Photocatalytic seawater splitting by 2D heterostructure of ZnIn2S4/WO3 decorated with plasmonic Au for hydrogen evolution under visible light

Photocatalytic H2 evolution from seawater splitting presents a promising approach to tackle the fossil energy crisis and mitigate carbon emission due to the abundant source of seawater and sunlight on the earth. However, the development of efficient photocatalysts for seawater splitting remains a formidable challenge. Herein, a 2D/2D ZnIn2S4/WO3 (ZIS/WO3) heterojunction nanostructure is fabricated to efficiently separate the photoinduced carriers by steering electron transfer from the conduction band minimum of WO3 to the valence band maximum of ZIS via constructing internal electric field. Subsequently, plasmonic Au nanoparticles (NPs) as a novel photosensitizer and a reduction cocatalyst are anchored on ZIS/WO3 surface to further enhance the optical absorption of ZIS/WO3 heterojunction and accelerate the catalytic conversion.
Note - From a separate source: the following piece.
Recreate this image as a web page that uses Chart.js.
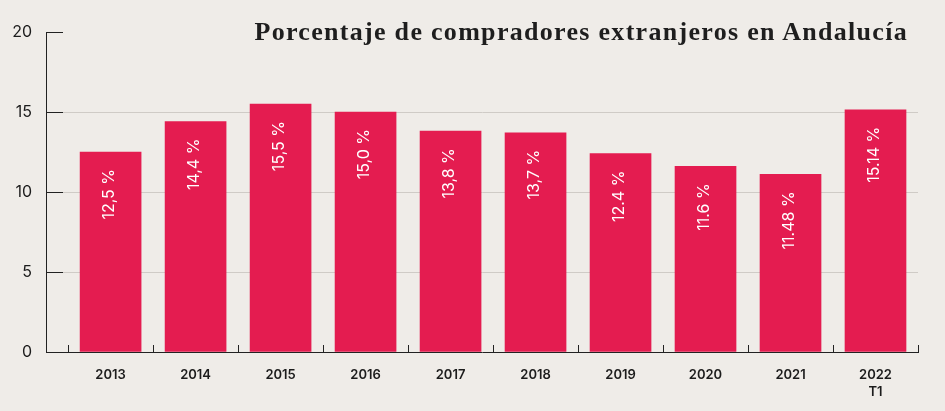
<!DOCTYPE html>
<html lang="es">
<head>
<meta charset="utf-8">
<script src="https://cdn.jsdelivr.net/npm/chart.js@4.4.1/dist/chart.umd.min.js"></script>
<style>
html,body{margin:0;padding:0;background:#efece8;}
#wrap{position:relative;width:945px;height:411px;overflow:hidden;}
#title{position:absolute;right:37px;top:19px;margin:0;font:bold 26px/26px "Liberation Serif",serif;letter-spacing:1.3px;color:#1e1e1e;white-space:nowrap;}
canvas{position:absolute;left:0;top:0;}
</style>
</head>
<body>
<div id="wrap">
<canvas id="c" width="945" height="411"></canvas>
<h1 id="title">Porcentaje de compradores extranjeros en Andalucía</h1>
</div>
<script>
const categories = ['2013', '2014', '2015', '2016', '2017', '2018', '2019', '2020', '2021', ['2022', 'T1']];
const values = [12.5, 14.4, 15.5, 15.0, 13.8, 13.7, 12.4, 11.6, 11.1, 15.14];
const valueLabels = ['12,5 %', '14,4 %', '15,5 %', '15,0 %', '13,8 %', '13,7 %', '12.4 %', '11.6 %', '11.48 %', '15.14 %'];
const yTicks = [0, 5, 10, 15, 20];

const points = values.map((v, i) => ({ x: i, y: v }));

const barLabels = {
  id: 'barLabels',
  afterDatasetsDraw(chart) {
    const ctx = chart.ctx;
    const meta = chart.getDatasetMeta(0);
    ctx.save();
    ctx.fillStyle = '#ffffff';
    ctx.font = '400 16px Inter';
    ctx.textAlign = 'right';
    ctx.textBaseline = 'middle';
    meta.data.forEach((bar, i) => {
      ctx.save();
      ctx.translate(bar.x - 1, bar.y + 17);
      ctx.rotate(-Math.PI / 2);
      ctx.fillText(valueLabels[i], 0, 0);
      ctx.restore();
    });
    ctx.restore();
  }
};

new Chart(document.getElementById('c'), {
  type: 'bar',
  data: {
    datasets: [{
      data: points,
      backgroundColor: '#e41c50',
      borderWidth: 0,
      barThickness: 61
    }]
  },
  options: {
    responsive: false,
    animation: false,
    layout: { padding: { top: 32, right: 27, bottom: 0, left: 0 } },
    plugins: { legend: { display: false }, tooltip: { enabled: false }, title: { display: false } },
    scales: {
      x: {
        type: 'linear',
        offset: false,
        bounds: 'data',
        min: -0.76,
        max: categories.length - 0.5,
        afterBuildTicks: (s) => {
          const t = [];
          for (let i = 0; i < categories.length; i++) {
            t.push({ value: i - 0.5 });
            t.push({ value: i });
          }
          t.push({ value: categories.length - 0.5 });
          s.ticks = t;
        },
        afterFit: (s) => { s.height = 59; s.paddingLeft = 0; s.paddingRight = 0; },
        grid: {
          offset: false,
          drawOnChartArea: false,
          drawTicks: true,
          tickLength: -7,
          tickWidth: 1,
          tickColor: (c) => (c.tick && Number.isInteger(c.tick.value)) ? 'rgba(0,0,0,0)' : '#222222'
        },
        border: { color: '#222222', width: 1 },
        ticks: {
          autoSkip: false,
          maxRotation: 0,
          minRotation: 0,
          padding: 22,
          color: '#1c1c1c',
          font: { family: 'Inter', size: 13, weight: '600', lineHeight: 17 / 13 },
          callback: (v) => Number.isInteger(v) ? categories[v] : ''
        }
      },
      y: {
        min: 0,
        max: 20,
        afterBuildTicks: (s) => { s.ticks = yTicks.map(v => ({ value: v })); },
        afterFit: (s) => { s.width = 46; s.paddingTop = 0; s.paddingBottom = 0; },
        grid: {
          color: (c) => (c.tick && (c.tick.value === 0 || c.tick.value === 20)) ? 'rgba(0,0,0,0)' : '#cfcbc6',
          tickColor: '#222222',
          tickLength: -17,
          lineWidth: 1
        },
        border: { color: '#222222', width: 1 },
        ticks: {
          padding: 31,
          color: '#1c1c1c',
          font: { family: 'Inter', size: 16, weight: '400' },
          callback: (v) => String(v)
        }
      }
    }
  },
  plugins: [barLabels]
});
</script>
</body>
</html>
The obtained Au/ZIS/WO3 photocatalyst exhibits an outstanding H2 evolution rate of 2610.6 or 3566.3 μmol g−1 h−1 from seawater splitting under visible or full-spectrum light irradiation, respectively. These rates represent an impressive increase of approximately 7.3- and 6.6-fold compared to those of ZIS under the illumination of the same light source. The unique 2D/2D structure, internal electric field, and plasmonic metal modification together boost the photocatalytic H2 evolution rate of Au/ZIS/WO3, making it even comparable to H2 evolution from pure water splitting. The present work sheds light on the development of efficient photocatalysts for seawater splitting.